• [Information shown]:
((
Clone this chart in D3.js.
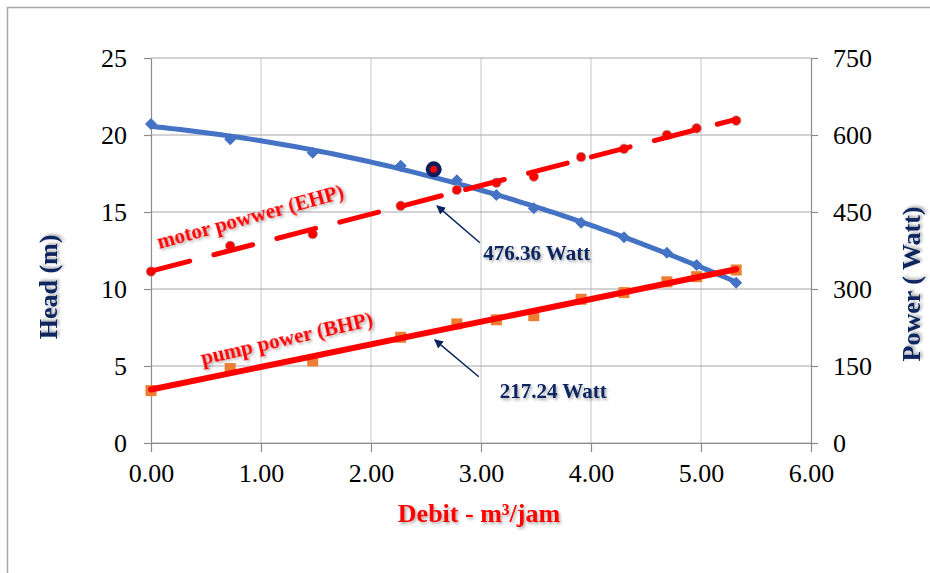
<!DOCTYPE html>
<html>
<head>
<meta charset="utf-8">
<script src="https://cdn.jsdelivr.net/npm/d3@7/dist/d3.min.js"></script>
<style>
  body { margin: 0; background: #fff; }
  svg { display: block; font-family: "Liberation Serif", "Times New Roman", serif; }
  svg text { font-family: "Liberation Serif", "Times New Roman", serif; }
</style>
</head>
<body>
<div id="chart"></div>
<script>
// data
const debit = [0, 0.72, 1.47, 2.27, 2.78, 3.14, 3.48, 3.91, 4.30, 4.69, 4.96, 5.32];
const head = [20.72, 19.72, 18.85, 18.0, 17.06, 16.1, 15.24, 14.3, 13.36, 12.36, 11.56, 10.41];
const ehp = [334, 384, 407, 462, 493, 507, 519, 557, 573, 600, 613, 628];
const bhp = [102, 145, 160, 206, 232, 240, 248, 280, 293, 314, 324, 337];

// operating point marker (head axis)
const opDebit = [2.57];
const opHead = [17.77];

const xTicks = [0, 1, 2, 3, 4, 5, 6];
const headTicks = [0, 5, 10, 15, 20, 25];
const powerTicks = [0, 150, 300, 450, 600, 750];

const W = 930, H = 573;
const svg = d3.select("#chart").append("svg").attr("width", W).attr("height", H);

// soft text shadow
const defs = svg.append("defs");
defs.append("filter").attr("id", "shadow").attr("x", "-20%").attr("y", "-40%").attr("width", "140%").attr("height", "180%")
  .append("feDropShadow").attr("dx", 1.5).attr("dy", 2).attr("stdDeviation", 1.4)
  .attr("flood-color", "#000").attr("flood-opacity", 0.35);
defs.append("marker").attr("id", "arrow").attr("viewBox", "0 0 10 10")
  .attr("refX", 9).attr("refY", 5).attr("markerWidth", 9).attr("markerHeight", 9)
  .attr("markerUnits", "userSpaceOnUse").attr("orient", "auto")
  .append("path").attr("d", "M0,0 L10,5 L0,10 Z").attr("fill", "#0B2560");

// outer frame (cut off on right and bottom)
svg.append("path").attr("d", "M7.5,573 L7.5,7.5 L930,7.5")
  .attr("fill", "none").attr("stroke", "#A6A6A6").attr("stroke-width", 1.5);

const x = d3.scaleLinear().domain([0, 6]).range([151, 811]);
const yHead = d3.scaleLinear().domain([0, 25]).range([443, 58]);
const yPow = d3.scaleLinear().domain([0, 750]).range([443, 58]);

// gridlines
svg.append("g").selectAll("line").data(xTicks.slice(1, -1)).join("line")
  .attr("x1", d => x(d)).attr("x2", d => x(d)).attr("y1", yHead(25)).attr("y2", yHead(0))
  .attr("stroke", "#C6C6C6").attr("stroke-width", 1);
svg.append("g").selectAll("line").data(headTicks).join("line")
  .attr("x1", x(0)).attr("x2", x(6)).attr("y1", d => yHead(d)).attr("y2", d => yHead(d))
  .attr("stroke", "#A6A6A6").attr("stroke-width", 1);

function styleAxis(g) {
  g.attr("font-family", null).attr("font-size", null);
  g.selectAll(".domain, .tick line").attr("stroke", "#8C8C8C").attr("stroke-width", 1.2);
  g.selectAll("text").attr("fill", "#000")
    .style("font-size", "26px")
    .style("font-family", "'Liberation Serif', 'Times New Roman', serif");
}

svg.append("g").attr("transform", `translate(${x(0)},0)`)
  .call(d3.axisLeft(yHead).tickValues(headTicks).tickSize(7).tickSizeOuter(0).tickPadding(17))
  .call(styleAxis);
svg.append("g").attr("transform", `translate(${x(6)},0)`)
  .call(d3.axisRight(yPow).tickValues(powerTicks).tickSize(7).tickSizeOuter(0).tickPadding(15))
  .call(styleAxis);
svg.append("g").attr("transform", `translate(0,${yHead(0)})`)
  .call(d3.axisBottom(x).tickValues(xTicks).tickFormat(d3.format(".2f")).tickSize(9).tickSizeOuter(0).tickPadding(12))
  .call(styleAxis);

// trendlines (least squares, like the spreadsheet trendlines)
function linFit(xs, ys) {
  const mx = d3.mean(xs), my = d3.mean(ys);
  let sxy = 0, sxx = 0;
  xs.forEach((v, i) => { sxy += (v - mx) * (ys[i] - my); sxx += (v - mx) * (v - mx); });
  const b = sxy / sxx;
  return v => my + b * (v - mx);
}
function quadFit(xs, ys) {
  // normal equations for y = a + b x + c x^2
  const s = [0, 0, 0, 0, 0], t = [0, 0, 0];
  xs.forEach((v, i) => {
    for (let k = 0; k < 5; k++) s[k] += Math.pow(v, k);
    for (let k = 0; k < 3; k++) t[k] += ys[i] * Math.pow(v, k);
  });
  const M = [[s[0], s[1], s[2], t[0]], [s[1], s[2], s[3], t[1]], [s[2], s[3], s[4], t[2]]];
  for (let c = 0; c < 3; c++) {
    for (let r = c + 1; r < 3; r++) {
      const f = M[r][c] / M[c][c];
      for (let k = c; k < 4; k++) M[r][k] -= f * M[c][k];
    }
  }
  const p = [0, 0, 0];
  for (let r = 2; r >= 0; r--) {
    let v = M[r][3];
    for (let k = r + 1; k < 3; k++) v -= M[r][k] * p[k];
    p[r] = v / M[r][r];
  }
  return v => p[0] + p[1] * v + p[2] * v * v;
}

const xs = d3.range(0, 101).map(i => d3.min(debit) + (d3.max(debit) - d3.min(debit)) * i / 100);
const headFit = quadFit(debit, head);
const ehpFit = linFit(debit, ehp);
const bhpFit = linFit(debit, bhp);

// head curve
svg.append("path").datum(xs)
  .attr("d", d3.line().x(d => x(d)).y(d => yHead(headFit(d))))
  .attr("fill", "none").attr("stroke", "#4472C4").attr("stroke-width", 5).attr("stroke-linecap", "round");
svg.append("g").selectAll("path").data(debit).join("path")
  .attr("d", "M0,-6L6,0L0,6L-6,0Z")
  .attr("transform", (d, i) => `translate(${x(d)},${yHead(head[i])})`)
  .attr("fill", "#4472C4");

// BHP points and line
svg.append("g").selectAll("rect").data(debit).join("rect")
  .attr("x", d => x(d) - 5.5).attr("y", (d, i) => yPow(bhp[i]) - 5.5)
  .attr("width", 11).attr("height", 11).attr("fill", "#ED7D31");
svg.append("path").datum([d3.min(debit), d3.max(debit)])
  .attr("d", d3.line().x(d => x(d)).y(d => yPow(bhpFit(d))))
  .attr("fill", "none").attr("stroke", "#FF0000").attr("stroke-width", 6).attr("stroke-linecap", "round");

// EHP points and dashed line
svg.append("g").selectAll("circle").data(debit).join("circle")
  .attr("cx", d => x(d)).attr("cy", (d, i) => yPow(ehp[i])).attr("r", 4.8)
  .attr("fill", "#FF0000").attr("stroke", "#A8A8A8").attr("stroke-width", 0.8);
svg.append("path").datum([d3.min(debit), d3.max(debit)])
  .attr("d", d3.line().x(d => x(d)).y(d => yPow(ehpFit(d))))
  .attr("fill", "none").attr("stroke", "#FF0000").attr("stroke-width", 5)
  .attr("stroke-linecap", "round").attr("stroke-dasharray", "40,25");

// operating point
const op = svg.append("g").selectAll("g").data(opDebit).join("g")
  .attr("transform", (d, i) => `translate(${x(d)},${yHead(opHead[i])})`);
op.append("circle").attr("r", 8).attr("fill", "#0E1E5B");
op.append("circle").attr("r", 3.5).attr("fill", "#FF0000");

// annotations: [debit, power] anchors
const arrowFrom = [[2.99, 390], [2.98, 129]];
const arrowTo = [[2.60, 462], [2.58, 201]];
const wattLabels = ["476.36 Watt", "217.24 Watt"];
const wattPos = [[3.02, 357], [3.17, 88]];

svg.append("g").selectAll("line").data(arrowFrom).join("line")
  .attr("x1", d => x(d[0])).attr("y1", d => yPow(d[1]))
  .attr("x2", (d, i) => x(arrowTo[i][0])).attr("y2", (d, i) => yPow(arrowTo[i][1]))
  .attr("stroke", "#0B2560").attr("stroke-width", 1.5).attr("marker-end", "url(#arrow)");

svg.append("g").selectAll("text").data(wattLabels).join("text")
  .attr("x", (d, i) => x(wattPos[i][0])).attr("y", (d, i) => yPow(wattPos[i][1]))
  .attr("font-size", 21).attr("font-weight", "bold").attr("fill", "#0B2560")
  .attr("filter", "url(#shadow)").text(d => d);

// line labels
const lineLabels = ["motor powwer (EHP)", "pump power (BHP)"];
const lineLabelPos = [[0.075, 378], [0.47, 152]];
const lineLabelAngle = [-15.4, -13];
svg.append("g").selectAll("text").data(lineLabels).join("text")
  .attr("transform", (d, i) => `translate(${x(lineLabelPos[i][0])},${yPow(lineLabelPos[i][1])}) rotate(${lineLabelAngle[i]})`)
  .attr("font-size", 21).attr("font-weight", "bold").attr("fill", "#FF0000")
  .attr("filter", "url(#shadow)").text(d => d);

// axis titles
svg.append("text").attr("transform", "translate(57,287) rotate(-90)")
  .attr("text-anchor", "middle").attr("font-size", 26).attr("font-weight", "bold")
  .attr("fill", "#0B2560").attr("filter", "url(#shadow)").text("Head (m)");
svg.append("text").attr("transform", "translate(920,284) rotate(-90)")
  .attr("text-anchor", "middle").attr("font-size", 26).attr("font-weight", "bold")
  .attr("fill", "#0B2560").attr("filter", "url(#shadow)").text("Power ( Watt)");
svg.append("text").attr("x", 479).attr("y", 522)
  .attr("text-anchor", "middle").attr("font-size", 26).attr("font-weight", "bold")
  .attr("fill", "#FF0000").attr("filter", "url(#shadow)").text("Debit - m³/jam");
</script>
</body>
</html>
))
• [Exercise]: Starting at the first line of the material, output exactly the lines up to and including the one with "const yPow = d3.scaleLinear().domain([0, 750]).range([443, 58]);". Do not include the pictures.

• [Result of the exercise]:
Clone this chart in D3.js.
<!DOCTYPE html>
<html>
<head>
<meta charset="utf-8">
<script src="https://cdn.jsdelivr.net/npm/d3@7/dist/d3.min.js"></script>
<style>
  body { margin: 0; background: #fff; }
  svg { display: block; font-family: "Liberation Serif", "Times New Roman", serif; }
  svg text { font-family: "Liberation Serif", "Times New Roman", serif; }
</style>
</head>
<body>
<div id="chart"></div>
<script>
// data
const debit = [0, 0.72, 1.47, 2.27, 2.78, 3.14, 3.48, 3.91, 4.30, 4.69, 4.96, 5.32];
const head = [20.72, 19.72, 18.85, 18.0, 17.06, 16.1, 15.24, 14.3, 13.36, 12.36, 11.56, 10.41];
const ehp = [334, 384, 407, 462, 493, 507, 519, 557, 573, 600, 613, 628];
const bhp = [102, 145, 160, 206, 232, 240, 248, 280, 293, 314, 324, 337];

// operating point marker (head axis)
const opDebit = [2.57];
const opHead = [17.77];

const xTicks = [0, 1, 2, 3, 4, 5, 6];
const headTicks = [0, 5, 10, 15, 20, 25];
const powerTicks = [0, 150, 300, 450, 600, 750];

const W = 930, H = 573;
const svg = d3.select("#chart").append("svg").attr("width", W).attr("height", H);

// soft text shadow
const defs = svg.append("defs");
defs.append("filter").attr("id", "shadow").attr("x", "-20%").attr("y", "-40%").attr("width", "140%").attr("height", "180%")
  .append("feDropShadow").attr("dx", 1.5).attr("dy", 2).attr("stdDeviation", 1.4)
  .attr("flood-color", "#000").attr("flood-opacity", 0.35);
defs.append("marker").attr("id", "arrow").attr("viewBox", "0 0 10 10")
  .attr("refX", 9).attr("refY", 5).attr("markerWidth", 9).attr("markerHeight", 9)
  .attr("markerUnits", "userSpaceOnUse").attr("orient", "auto")
  .append("path").attr("d", "M0,0 L10,5 L0,10 Z").attr("fill", "#0B2560");

// outer frame (cut off on right and bottom)
svg.append("path").attr("d", "M7.5,573 L7.5,7.5 L930,7.5")
  .attr("fill", "none").attr("stroke", "#A6A6A6").attr("stroke-width", 1.5);

const x = d3.scaleLinear().domain([0, 6]).range([151, 811]);
const yHead = d3.scaleLinear().domain([0, 25]).range([443, 58]);
const yPow = d3.scaleLinear().domain([0, 750]).range([443, 58]);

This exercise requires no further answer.